--- WHAT TO DO ---
Without including any images, repeat the data exactly.

--- DATA FOR THIS EXERCISE ---
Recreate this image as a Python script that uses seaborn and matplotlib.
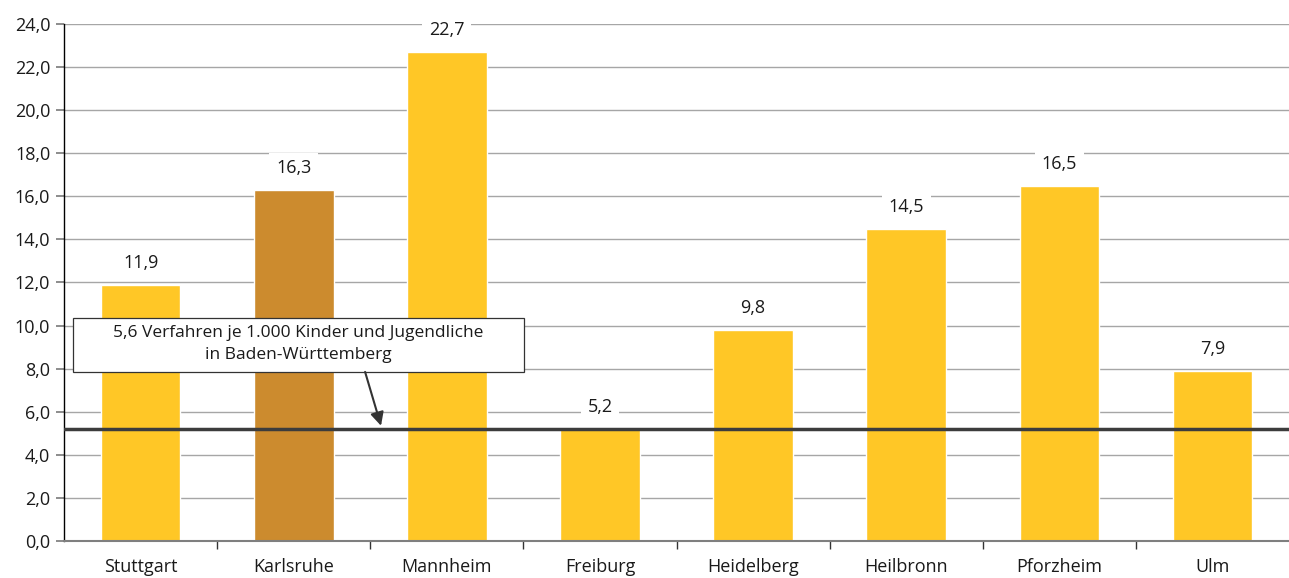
import matplotlib
matplotlib.use("Agg")
import matplotlib.pyplot as plt
from matplotlib.patches import Rectangle
import seaborn as sns
import pandas as pd

# values
staedte = ["Stuttgart", "Karlsruhe", "Mannheim", "Freiburg", "Heidelberg",
           "Heilbronn", "Pforzheim", "Ulm"]
werte = [11.9, 16.3, 22.7, 5.2, 9.8, 14.5, 16.5, 7.9]
land_linie = 5.2
land_text = "5,6 Verfahren je 1.000 Kinder und Jugendliche\nin Baden-Württemberg"

gelb = "#FFC726"
braun = "#CC8B2E"
farben = [braun if s == "Karlsruhe" else gelb for s in staedte]

sns.set_theme(style="white")
plt.rcParams['font.family'] = ['Open Sans', 'DejaVu Sans']

df = pd.DataFrame({"stadt": staedte, "wert": werte})

fig = plt.figure(figsize=(12.89, 5.78), dpi=100)
ax = fig.add_axes([0.0497, 0.064, 0.9503, 0.8945])

sns.barplot(data=df, x="stadt", y="wert", hue="stadt", palette=farben,
            legend=False, width=0.52, saturation=1, ax=ax, zorder=2)

ax.set_ylim(0, 24)
ax.set_xlim(-0.5, len(staedte) - 0.5)
ax.set_yticks(range(0, 25, 2))
ax.set_yticklabels([f"{v:.1f}".replace(".", ",") for v in range(0, 25, 2)],
                   fontsize=13, color="#1A1A1A")
ax.yaxis.grid(True, color="#A6A6A6", linewidth=1, zorder=0)
ax.set_axisbelow(True)
ax.set_xlabel("")
ax.set_ylabel("")
ax.tick_params(axis="x", labelsize=13, length=0, pad=12, labelcolor="#1A1A1A")
ax.tick_params(axis="y", left=True, length=6, color="#7F7F7F", pad=4)

# category separator ticks
ax.set_xticks([i + 0.5 for i in range(len(staedte) - 1)], minor=True)
ax.tick_params(axis="x", which="minor", bottom=True, length=6, color="#333333")

for s in ["top", "right"]:
    ax.spines[s].set_visible(False)
ax.spines["left"].set_color("black")
ax.spines["left"].set_linewidth(1)
ax.spines["bottom"].set_color("#7F7F7F")
ax.spines["bottom"].set_linewidth(1.5)

for cont in ax.containers:
    ax.bar_label(cont, labels=[f"{v:.1f}".replace(".", ",") for v in cont.datavalues],
                 padding=9, fontsize=13, color="#1A1A1A",
                 bbox=dict(facecolor="white", edgecolor="none", pad=5))

ax.axhline(land_linie, color="#3C3C3C", linewidth=2.5, zorder=3)

# annotation box
box_x0, box_x1 = -0.441, 2.505
box_y0, box_y1 = 7.85, 10.35
ax.add_patch(Rectangle((box_x0, box_y0), box_x1 - box_x0, box_y1 - box_y0,
                       facecolor="white", edgecolor="#333333", linewidth=0.9,
                       zorder=5))
ax.text((box_x0 + box_x1) / 2, (box_y0 + box_y1) / 2 + 0.05, land_text,
        ha="center", va="center", fontsize=12.5, color="#1A1A1A",
        linespacing=1.45, zorder=6)
ax.annotate("", xy=(1.57, land_linie + 0.15), xytext=(1.466, box_y0),
            arrowprops=dict(arrowstyle="-|>", color="#333333", lw=1.5,
                            mutation_scale=20, shrinkA=0, shrinkB=0),
            zorder=6)

fig.savefig("out.png", dpi=100)
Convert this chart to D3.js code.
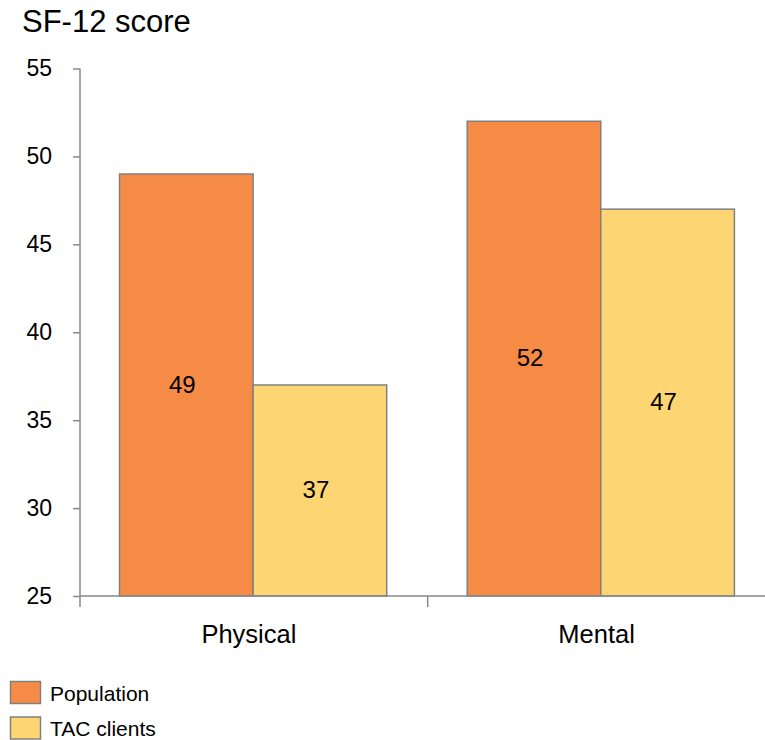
<!DOCTYPE html>
<html>
<head>
<meta charset="utf-8">
<script src="https://cdn.jsdelivr.net/npm/d3@7"></script>
<style>
  html, body { margin: 0; padding: 0; background: #fff; }
  svg { display: block; font-family: "Liberation Sans", Arial, Helvetica, sans-serif; }
</style>
</head>
<body>
<svg id="chart" width="765" height="740"></svg>
<script>
// SF-12 component scores: general population vs TAC clients
const categories = ["Physical", "Mental"];
const seriesNames = ["Population", "TAC clients"];
const populationValues = [49, 52];
const tacClientValues = [37, 47];
const yTicks = [25, 30, 35, 40, 45, 50, 55];
const seriesColors = ["#F58B45", "#FDD673"];

const seriesValues = [populationValues, tacClientValues];
const rows = categories.map((c, i) => ({
  category: c,
  values: seriesNames.map((s, j) => ({ series: s, value: seriesValues[j][i], idx: j }))
}));

const svg = d3.select("#chart");
const axisColor = "#888888";
const barStroke = "#808080";
const fontFamily = "Liberation Sans, Arial, sans-serif";

const x0 = d3.scaleBand().domain(categories).range([80, 775.4]).padding(0);
const step = x0.bandwidth();
const x1 = d3.scaleBand().domain(seriesNames).range([39.5, step - 41]).padding(0);
const y = d3.scaleLinear().domain([25, 55]).range([596, 68.5]);

// Title
svg.append("text")
  .attr("x", 22).attr("y", 32)
  .attr("font-size", 31)
  .attr("fill", "#000")
  .text("SF-12 score");

// Bars
const groups = svg.selectAll("g.group").data(rows).enter().append("g")
  .attr("class", "group")
  .attr("transform", d => `translate(${x0(d.category)},0)`);

groups.selectAll("rect").data(d => d.values).enter().append("rect")
  .attr("x", d => x1(d.series))
  .attr("y", d => y(d.value))
  .attr("width", x1.bandwidth())
  .attr("height", d => y(25) - y(d.value))
  .attr("fill", d => seriesColors[d.idx])
  .attr("stroke", barStroke)
  .attr("stroke-width", 1.5);

// Value labels, centred in each bar
groups.selectAll("text.val").data(d => d.values).enter().append("text")
  .attr("class", "val")
  .attr("x", d => x1(d.series) + x1.bandwidth() / 2 - 4)
  .attr("y", d => (y(d.value) + y(25)) / 2 - 1)
  .attr("text-anchor", "middle")
  .attr("dominant-baseline", "central")
  .attr("font-size", 24)
  .attr("fill", "#000")
  .text(d => d.value);

// Y axis
const yAxis = d3.axisLeft(y).tickValues(yTicks).tickSize(7).tickPadding(21);
const gy = svg.append("g").attr("transform", "translate(80,0)").call(yAxis);
gy.select(".domain").attr("stroke", axisColor).attr("stroke-width", 1.5)
  .attr("d", `M0,${y(55)}V${y(25)}`);
gy.selectAll(".tick line").attr("stroke", axisColor).attr("stroke-width", 1.5);
gy.selectAll(".tick text").attr("font-size", 23).attr("fill", "#000")
  .attr("font-family", fontFamily);

// X axis
const xAxis = d3.axisBottom(x0).tickSize(0).tickPadding(29);
const gx = svg.append("g").attr("transform", `translate(0,${y(25)})`).call(xAxis);
gx.select(".domain").attr("stroke", axisColor).attr("stroke-width", 1.5)
  .attr("d", "M80,0H765");
gx.selectAll(".tick text").attr("font-size", 25.5).attr("fill", "#000")
  .attr("font-family", fontFamily)
  .attr("dx", -5);
// category boundary ticks
const bounds = [x0(categories[0]), x0(categories[1]), x0(categories[1]) + step];
gx.selectAll("line.bound").data(bounds).enter().append("line")
  .attr("class", "bound")
  .attr("x1", d => d).attr("x2", d => d)
  .attr("y1", 0).attr("y2", 11)
  .attr("stroke", axisColor).attr("stroke-width", 1.5);

// Legend
const legend = svg.selectAll("g.legend").data(seriesNames).enter().append("g")
  .attr("class", "legend")
  .attr("transform", (d, i) => `translate(10,${681 + i * 35.5})`);
legend.append("rect")
  .attr("x", 0.5).attr("y", 0.5)
  .attr("width", 30).attr("height", 22)
  .attr("fill", (d, i) => seriesColors[i])
  .attr("stroke", barStroke).attr("stroke-width", 1.5);
legend.append("text")
  .attr("x", 40).attr("y", 12)
  .attr("dominant-baseline", "central")
  .attr("font-size", 21)
  .attr("fill", "#000")
  .text(d => d);
</script>
</body>
</html>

--- COMPLETE RESPONSE ---
Recreate this image as a Python script that uses seaborn and matplotlib.
import matplotlib
matplotlib.use("Agg")
import matplotlib.pyplot as plt
from matplotlib.patches import Rectangle
import seaborn as sns
import pandas as pd

# values
staedte = ["Stuttgart", "Karlsruhe", "Mannheim", "Freiburg", "Heidelberg",
           "Heilbronn", "Pforzheim", "Ulm"]
werte = [11.9, 16.3, 22.7, 5.2, 9.8, 14.5, 16.5, 7.9]
land_linie = 5.2
land_text = "5,6 Verfahren je 1.000 Kinder und Jugendliche\nin Baden-Württemberg"

gelb = "#FFC726"
braun = "#CC8B2E"
farben = [braun if s == "Karlsruhe" else gelb for s in staedte]

sns.set_theme(style="white")
plt.rcParams['font.family'] = ['Open Sans', 'DejaVu Sans']

df = pd.DataFrame({"stadt": staedte, "wert": werte})

fig = plt.figure(figsize=(12.89, 5.78), dpi=100)
ax = fig.add_axes([0.0497, 0.064, 0.9503, 0.8945])

sns.barplot(data=df, x="stadt", y="wert", hue="stadt", palette=farben,
            legend=False, width=0.52, saturation=1, ax=ax, zorder=2)

ax.set_ylim(0, 24)
ax.set_xlim(-0.5, len(staedte) - 0.5)
ax.set_yticks(range(0, 25, 2))
ax.set_yticklabels([f"{v:.1f}".replace(".", ",") for v in range(0, 25, 2)],
                   fontsize=13, color="#1A1A1A")
ax.yaxis.grid(True, color="#A6A6A6", linewidth=1, zorder=0)
ax.set_axisbelow(True)
ax.set_xlabel("")
ax.set_ylabel("")
ax.tick_params(axis="x", labelsize=13, length=0, pad=12, labelcolor="#1A1A1A")
ax.tick_params(axis="y", left=True, length=6, color="#7F7F7F", pad=4)

# category separator ticks
ax.set_xticks([i + 0.5 for i in range(len(staedte) - 1)], minor=True)
ax.tick_params(axis="x", which="minor", bottom=True, length=6, color="#333333")

for s in ["top", "right"]:
    ax.spines[s].set_visible(False)
ax.spines["left"].set_color("black")
ax.spines["left"].set_linewidth(1)
ax.spines["bottom"].set_color("#7F7F7F")
ax.spines["bottom"].set_linewidth(1.5)

for cont in ax.containers:
    ax.bar_label(cont, labels=[f"{v:.1f}".replace(".", ",") for v in cont.datavalues],
                 padding=9, fontsize=13, color="#1A1A1A",
                 bbox=dict(facecolor="white", edgecolor="none", pad=5))

ax.axhline(land_linie, color="#3C3C3C", linewidth=2.5, zorder=3)

# annotation box
box_x0, box_x1 = -0.441, 2.505
box_y0, box_y1 = 7.85, 10.35
ax.add_patch(Rectangle((box_x0, box_y0), box_x1 - box_x0, box_y1 - box_y0,
                       facecolor="white", edgecolor="#333333", linewidth=0.9,
                       zorder=5))
ax.text((box_x0 + box_x1) / 2, (box_y0 + box_y1) / 2 + 0.05, land_text,
        ha="center", va="center", fontsize=12.5, color="#1A1A1A",
        linespacing=1.45, zorder=6)
ax.annotate("", xy=(1.57, land_linie + 0.15), xytext=(1.466, box_y0),
            arrowprops=dict(arrowstyle="-|>", color="#333333", lw=1.5,
                            mutation_scale=20, shrinkA=0, shrinkB=0),
            zorder=6)

fig.savefig("out.png", dpi=100)
Convert this chart to D3.js code.
<!DOCTYPE html>
<html>
<head>
<meta charset="utf-8">
<script src="https://cdn.jsdelivr.net/npm/d3@7"></script>
<style>
  html, body { margin: 0; padding: 0; background: #fff; }
  svg { display: block; font-family: "Liberation Sans", Arial, Helvetica, sans-serif; }
</style>
</head>
<body>
<svg id="chart" width="765" height="740"></svg>
<script>
// SF-12 component scores: general population vs TAC clients
const categories = ["Physical", "Mental"];
const seriesNames = ["Population", "TAC clients"];
const populationValues = [49, 52];
const tacClientValues = [37, 47];
const yTicks = [25, 30, 35, 40, 45, 50, 55];
const seriesColors = ["#F58B45", "#FDD673"];

const seriesValues = [populationValues, tacClientValues];
const rows = categories.map((c, i) => ({
  category: c,
  values: seriesNames.map((s, j) => ({ series: s, value: seriesValues[j][i], idx: j }))
}));

const svg = d3.select("#chart");
const axisColor = "#888888";
const barStroke = "#808080";
const fontFamily = "Liberation Sans, Arial, sans-serif";

const x0 = d3.scaleBand().domain(categories).range([80, 775.4]).padding(0);
const step = x0.bandwidth();
const x1 = d3.scaleBand().domain(seriesNames).range([39.5, step - 41]).padding(0);
const y = d3.scaleLinear().domain([25, 55]).range([596, 68.5]);

// Title
svg.append("text")
  .attr("x", 22).attr("y", 32)
  .attr("font-size", 31)
  .attr("fill", "#000")
  .text("SF-12 score");

// Bars
const groups = svg.selectAll("g.group").data(rows).enter().append("g")
  .attr("class", "group")
  .attr("transform", d => `translate(${x0(d.category)},0)`);

groups.selectAll("rect").data(d => d.values).enter().append("rect")
  .attr("x", d => x1(d.series))
  .attr("y", d => y(d.value))
  .attr("width", x1.bandwidth())
  .attr("height", d => y(25) - y(d.value))
  .attr("fill", d => seriesColors[d.idx])
  .attr("stroke", barStroke)
  .attr("stroke-width", 1.5);

// Value labels, centred in each bar
groups.selectAll("text.val").data(d => d.values).enter().append("text")
  .attr("class", "val")
  .attr("x", d => x1(d.series) + x1.bandwidth() / 2 - 4)
  .attr("y", d => (y(d.value) + y(25)) / 2 - 1)
  .attr("text-anchor", "middle")
  .attr("dominant-baseline", "central")
  .attr("font-size", 24)
  .attr("fill", "#000")
  .text(d => d.value);

// Y axis
const yAxis = d3.axisLeft(y).tickValues(yTicks).tickSize(7).tickPadding(21);
const gy = svg.append("g").attr("transform", "translate(80,0)").call(yAxis);
gy.select(".domain").attr("stroke", axisColor).attr("stroke-width", 1.5)
  .attr("d", `M0,${y(55)}V${y(25)}`);
gy.selectAll(".tick line").attr("stroke", axisColor).attr("stroke-width", 1.5);
gy.selectAll(".tick text").attr("font-size", 23).attr("fill", "#000")
  .attr("font-family", fontFamily);

// X axis
const xAxis = d3.axisBottom(x0).tickSize(0).tickPadding(29);
const gx = svg.append("g").attr("transform", `translate(0,${y(25)})`).call(xAxis);
gx.select(".domain").attr("stroke", axisColor).attr("stroke-width", 1.5)
  .attr("d", "M80,0H765");
gx.selectAll(".tick text").attr("font-size", 25.5).attr("fill", "#000")
  .attr("font-family", fontFamily)
  .attr("dx", -5);
// category boundary ticks
const bounds = [x0(categories[0]), x0(categories[1]), x0(categories[1]) + step];
gx.selectAll("line.bound").data(bounds).enter().append("line")
  .attr("class", "bound")
  .attr("x1", d => d).attr("x2", d => d)
  .attr("y1", 0).attr("y2", 11)
  .attr("stroke", axisColor).attr("stroke-width", 1.5);

// Legend
const legend = svg.selectAll("g.legend").data(seriesNames).enter().append("g")
  .attr("class", "legend")
  .attr("transform", (d, i) => `translate(10,${681 + i * 35.5})`);
legend.append("rect")
  .attr("x", 0.5).attr("y", 0.5)
  .attr("width", 30).attr("height", 22)
  .attr("fill", (d, i) => seriesColors[i])
  .attr("stroke", barStroke).attr("stroke-width", 1.5);
legend.append("text")
  .attr("x", 40).attr("y", 12)
  .attr("dominant-baseline", "central")
  .attr("font-size", 21)
  .attr("fill", "#000")
  .text(d => d);
</script>
</body>
</html>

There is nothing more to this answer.